C’est peut-être par cette liberté ingénue que les écrits de Fénelon sont à part dans cette famille de chefs-d’œuvre. Je ne parle que de ses écrits de choix. Le Traité de l’éducation des filles, par exemple, n’est pas un livre timide où l’on sente la retenue ecclésiastique ni le scrupule d’un auteur n’ayant pas toujours pensé chastement sur ce sujet, et qui craindrait de laisser échapper des vérités indiscrètes. Tout ce qui s’y rapporte au caractère des femmes y est dit librement et peint au vif. Le jeune prêtre qui écrivait ce traité pour les filles de Mme de Beauvilliers a pénétré au fond de ces natures délicates avec un regard qui n’est ni curieux et indiscret comme celui d’un homme du monde, ni honteux et détourné comme celui d’un novice qui aurait peur de mettre son imagination sur de telles matières. Écrit pour une mère de famille, il n’y manque rien de ce qu’une mère de famille éclairée et forte doit savoir sur un si cher sujet[1]. En revanche, il ne s’y trouve rien pour qui ne chercherait pas dans la connaissance des femmes un moyen de les rendre plus solides et plus heureuses.

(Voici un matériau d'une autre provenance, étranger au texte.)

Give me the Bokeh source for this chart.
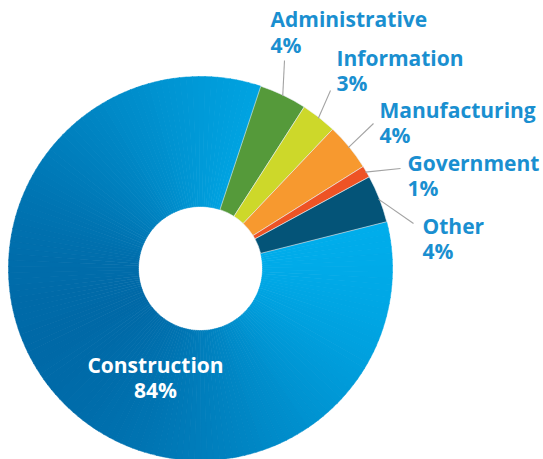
import numpy as np
from bokeh.plotting import figure
from bokeh.models import Range1d, ColumnDataSource
from bokeh.embed import file_html
from bokeh.resources import INLINE
from bokeh.core.properties import value

# ---- data ----
categories = ["Administrative", "Information", "Manufacturing", "Government", "Other", "Construction"]
values = [4, 3, 4, 1, 4, 84]
slice_colors = ["#559a3a", "#cdd82a", "#f7992f", "#ee5325", "#045478", "#0096d6"]

# ---- layout (image pixel coordinates, y downward) ----
IMG_H = 459
W, H = 543, 459
CX, CY = 200, 268
R_OUT, R_IN = 192, 62
START_CW = 18.3  # degrees clockwise from 12 o'clock where first slice starts

TXT_DY = -8
label_x = [270, 336, 379, 407, 422]
name_base = [26, 65, 117, 170, 233]
pct_base = [52, 90, 142, 195, 258]
leader_out = [(284, 60), (330, 90), (373, 123), (400, 168), (413, 223)]
constr_label = (155, 372, 397)

TEXT_BLUE = "#1a8fd0"
FONT = value("Open Sans")
FS = "21px"


def Y(y):
    return IMG_H - y


p = figure(width=W, height=H, output_backend="svg", toolbar_location=None,
           x_axis_type=None, y_axis_type=None, min_border=0,
           x_range=Range1d(0, W), y_range=Range1d(IMG_H - H, IMG_H),
           outline_line_color=None, background_fill_color="white",
           border_fill_color="white")
p.xgrid.visible = False
p.ygrid.visible = False

total = float(sum(values))
cum = 0.0
starts, ends, mids = [], [], []
for v in values:
    a = START_CW + cum / total * 360.0
    b = a + v / total * 360.0
    starts.append(a)
    ends.append(b)
    mids.append((a + b) / 2)
    cum += v

# Construction slice drawn as a gradient (many thin sub-wedges)
dark = np.array([0, 104, 166])
light = np.array([0, 176, 238])
phi_light = np.radians(25)
a, b = starts[-1], ends[-1]
n = 160
edges = np.linspace(a, b, n + 1)
gs, ge, gc = [], [], []
for i in range(n):
    ta, tb = edges[i], edges[i + 1]
    phi = np.radians(90 - (ta + tb) / 2)
    t = 0.5 + 0.5 * 0.95 * np.cos(phi - phi_light)
    c = (dark + (light - dark) * t).astype(int)
    col = "#%02x%02x%02x" % tuple(c)
    gs.append(np.radians(90 - tb - 0.15))
    ge.append(np.radians(90 - ta))
    gc.append(col)
p.annular_wedge(x=CX, y=Y(CY), inner_radius=R_IN, outer_radius=R_OUT,
                start_angle=gs, end_angle=ge, fill_color=gc, line_color=gc,
                line_width=0.5)

# small slices
src = ColumnDataSource(dict(
    start=[np.radians(90 - e) for e in ends[:-1]],
    end=[np.radians(90 - s) for s in starts[:-1]],
    color=slice_colors[:-1],
))
p.annular_wedge(x=CX, y=Y(CY), inner_radius=R_IN, outer_radius=R_OUT,
                start_angle="start", end_angle="end", fill_color="color",
                line_color="#e8eef2", line_width=0.6, source=src)

# leader lines
xs0, ys0, xs1, ys1 = [], [], [], []
for i in range(5):
    th = np.radians(mids[i])
    ix = CX + (R_OUT - 1) * np.sin(th)
    iy = CY - (R_OUT - 1) * np.cos(th)
    ox, oy = leader_out[i]
    xs0.append(ox); ys0.append(Y(oy)); xs1.append(ix); ys1.append(Y(iy))
p.segment(x0=xs0, y0=ys0, x1=xs1, y1=ys1, line_color="#a3a3a3", line_width=1.1)

# labels
pcts = ["%d%%" % v for v in values]
p.text(x=label_x, y=[Y(v + TXT_DY) for v in name_base], text=categories[:-1],
       text_font=FONT, text_font_size=FS, text_font_style="bold",
       text_color=TEXT_BLUE, text_align="left", text_baseline="alphabetic")
p.text(x=label_x, y=[Y(v + TXT_DY) for v in pct_base], text=pcts[:-1],
       text_font=FONT, text_font_size=FS, text_font_style="bold",
       text_color=TEXT_BLUE, text_align="left", text_baseline="alphabetic")
p.text(x=[constr_label[0], constr_label[0]],
       y=[Y(constr_label[1] + TXT_DY), Y(constr_label[2] + TXT_DY)],
       text=[categories[-1], pcts[-1]],
       text_font=FONT, text_font_size=FS, text_font_style="bold",
       text_color="white", text_align="center", text_baseline="alphabetic")

open("out.html", "w").write(file_html(p, INLINE))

Et pourtant, admirable fruit de la science reçue dans un cœur pur ! la femme est tout entière dans ces charmantes analyses de la nature de la jeune fille ; mais on l’y voit du même œil et dans le même esprit que Fénelon lui-même. Ses peintures instruisent et purifient tout ensemble. Comme le sublime auteur de la Vénus de Milo, il sait nous faire voir la beauté nue innocemment.

La liberté qui anime les belles pages du Traité de l’existence de Dieu est d’une autre sorte. Quoique l’esprit chrétien y domine, et que ce soit le prêtre de la religion révélée qui démontre le premier dogme de la religion naturelle, on y sent le disciple de Descartes cherchant Dieu par-delà la foi, et pensant à ceux qui n’en peuvent recevoir la connaissance que par la raison. Il ne craint pas d’emprunter des preuves aux païens. Tantôt il raisonne de cette vérité sublime avec la subtilité de Socrate et de Platon, tantôt il la rend familière et accessible à tous par l’aimable et facile rhétorique de Cicéron. Ce qui se voit du chrétien dans ce traité, c’est un désir plus vif

  1. Fénelon avait pris ses observations au couvent des Nouvelles-Catholiques, dont il était directeur.